Sadly it's the way society is going.

They want everyone to be scared of each other and just watch each other through a screen.

They don't want us to trust each other enough to see what they're doing to us all behind the scenes.

And "they" is the political leaders and big business.

Maru 21-08-2025 08:24 AM

Quote:

Originally Posted by Mystic Mock (Post 11682286)
So the Mean Girls are real?:worry:

I mean I'd still say women ripping into men that they find repulsive, is different to going on the Internet to thousands (if not millions of people) to call a guy a creep like this woman is doing, with no solid evidence to back her up either.

And I definitely agree with the last paragraph.

She is basically being nasty towards the guy under the guise of her having a certain sensitivity while yet producing tears on video to suggest that the blame should be put on the dude. If one takes her at her word then it is easy to miss that there is a likely contradiction there...

There is no kindness in that, imo.

She is doing what most people on Tiktok do which is complain generally about something with no other facts presented other than what is needed to create enough sympathy aka outrage to generate traction for a video...

Edit: She can't alienate men because it would cause it to go viral for the wrong reasons... so this is done in a more manipulative manner.

Mystic Mock 21-08-2025 08:37 AM

Quote:

Originally Posted by Maru (Post 11682295)
She is basically being nasty towards the guy under the guise of her having a certain sensitivity while yet producing tears on video to suggest that the blame should be put on the dude.

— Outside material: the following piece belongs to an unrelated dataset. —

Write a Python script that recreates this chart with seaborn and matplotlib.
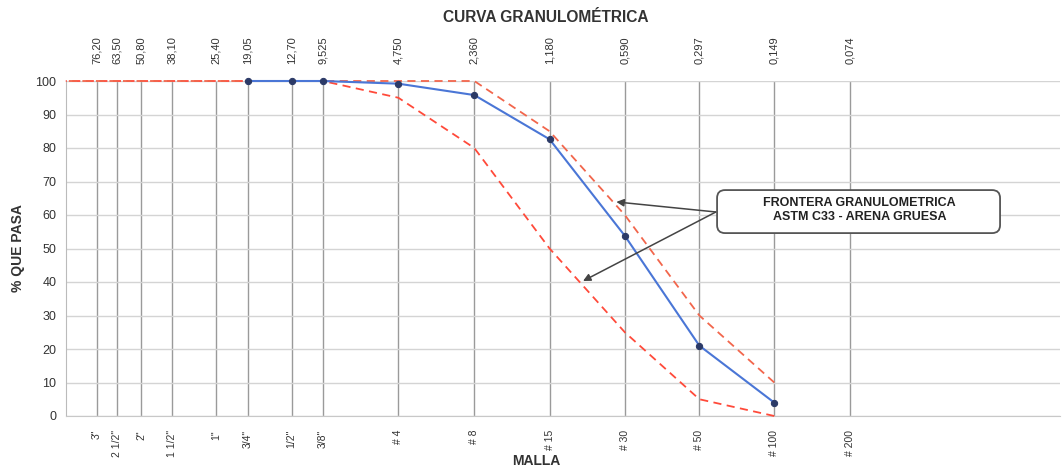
import numpy as np
import pandas as pd
import matplotlib
matplotlib.use('Agg')
import matplotlib.pyplot as plt
from matplotlib.patches import FancyBboxPatch
from matplotlib.ticker import NullLocator
import seaborn as sns
sns.set_style("white")
plt.rcParams['font.family'] = ['Liberation Sans', 'DejaVu Sans']

# == sieve data (mm)
sizes = [76.2, 63.5, 50.8, 38.1, 25.4, 19.05, 12.7, 9.525, 4.75, 2.36, 1.18, 0.59, 0.297, 0.149, 0.074]
top_labels = ['76,20', '63,50', '50,80', '38,10', '25,40', '19,05', '12,70', '9,525',
              '4,750', '2,360', '1,180', '0,590', '0,297', '0,149', '0,074']
bottom_labels = ['3"', '2 1/2"', '2"', '1 1/2"', '1"', '3/4"', '1/2"', '3/8"',
                 '# 4', '# 8', '# 15', '# 30', '# 50', '# 100', '# 200']

# sample curve
sample_sizes = [19.05, 12.7, 9.525, 4.75, 2.36, 1.18, 0.59, 0.297, 0.149]
sample_pass = [100, 100, 100, 99.2, 95.8, 82.6, 53.8, 21.0, 4.0]

# ASTM C33 limits (arena gruesa)
limit_sizes = [101.6, 76.2, 63.5, 50.8, 38.1, 25.4, 19.05, 12.7, 9.525, 4.75, 2.36, 1.18, 0.59, 0.297, 0.149]
upper_pass = [100, 100, 100, 100, 100, 100, 100, 100, 100, 100, 100, 85, 60, 30, 10]
lower_pass = [100, 100, 100, 100, 100, 100, 100, 100, 100, 95, 80, 50, 25, 5, 0]

df_s = pd.DataFrame({'size': sample_sizes, 'pass': sample_pass})
df_u = pd.DataFrame({'size': limit_sizes, 'pass': upper_pass})
df_l = pd.DataFrame({'size': limit_sizes, 'pass': lower_pass})

W, H = 1062, 467
fig = plt.figure(figsize=(W/100, H/100), dpi=100)
ax = fig.add_axes([66/W, 1-416/H, 994/W, 335/H])

dash = (0, (4.5, 3))
sns.lineplot(data=df_l, x='size', y='pass', ax=ax, color='#FF4A3A', lw=1.3,
             linestyle=dash, clip_on=False, zorder=3)
sns.lineplot(data=df_u, x='size', y='pass', ax=ax, color='#F2664C', lw=1.3,
             linestyle=dash, clip_on=False, zorder=3)
sns.lineplot(data=df_s, x='size', y='pass', ax=ax, color='#4A76D6', lw=1.5,
             marker='o', markersize=4.5, markerfacecolor='#2B3A67',
             markeredgecolor='#2B3A67', clip_on=False, zorder=4)

ax.set_xscale('log')
ax.set_xlim(101.4, 0.01072)
ax.set_ylim(0, 100)
ax.xaxis.set_minor_locator(NullLocator())
ax.set_xticks(sizes)
ax.set_xticklabels(bottom_labels, rotation=90, fontsize=7.5, color='#333333')
ax.set_yticks(np.arange(0, 101, 10))
ax.tick_params(axis='y', length=0, pad=7, labelsize=9, labelcolor='#333333')
ax.tick_params(axis='x', length=4, color='#9A9A9A', pad=6)
ax.set_xlabel('')
ax.set_ylabel('')
ax.grid(axis='x', color='#9A9A9A', lw=1)
ax.grid(axis='y', color='#D4D4D4', lw=1)
for s in ['top', 'right']:
    ax.spines[s].set_visible(False)
ax.spines['left'].set_color('#BBBBBB')
ax.spines['bottom'].set_color('#C8C8C8')

# == top axis with sieve openings
secax = ax.secondary_xaxis('top')
secax.xaxis.set_minor_locator(NullLocator())
secax.set_xticks(sizes)
secax.set_xticklabels(top_labels, rotation=90, fontsize=8, color='#333333')
secax.tick_params(length=0, pad=12)
secax.spines['top'].set_visible(False)

# == annotation box
box = FancyBboxPatch((0.655, 0.546), 0.2847, 0.1284, transform=ax.transAxes,
                     boxstyle='round,pad=0,rounding_size=0.008', mutation_aspect=994/335,
                     fc='white', ec='#555555', lw=1.3, zorder=6)
ax.add_patch(box)
ax.text(0.7985, 0.614, 'FRONTERA GRANULOMETRICA\nASTM C33 - ARENA GRUESA', transform=ax.transAxes,
        ha='center', va='center', fontsize=9, fontweight='bold', color='#222222',
        linespacing=1.2, zorder=7)
arrow_kw = dict(arrowstyle='-|>', color='#444444', lw=1.1, mutation_scale=11,
                shrinkA=0, shrinkB=0)
ax.annotate('', xy=(0.638, 63.9), xytext=(0.255, 60.9), arrowprops=arrow_kw, zorder=5)
ax.annotate('', xy=(0.867, 40.3), xytext=(0.255, 60.9), arrowprops=arrow_kw, zorder=5)

fig.text(546/W, 1-18/H, 'CURVA GRANULOMÉTRICA', ha='center', va='center',
         fontsize=11.2, fontweight='bold', color='#333333')
fig.text(536/W, 1-461/H, 'MALLA', ha='center', va='center',
         fontsize=10, fontweight='bold', color='#333333')
fig.text(18/W, 1-248/H, '% QUE PASA', ha='center', va='center', rotation=90,
         fontsize=10, fontweight='bold', color='#333333')

fig.savefig('out.png', dpi=100)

If one takes her at her word then it is easy to miss that there is a likely contradiction there...

There is no kindness in that, imo.

She is doing what most people on Tiktok do which is complain generally about something with no other facts presented other than what is needed to create enough sympathy aka outrage to generate traction for a video...

Edit: She can't alienate men because it would cause it to go viral for the wrong reasons... so this is more manipulative.

I understand what you mean.

That's quite sinister if you're right about that though, which I think you are tbh.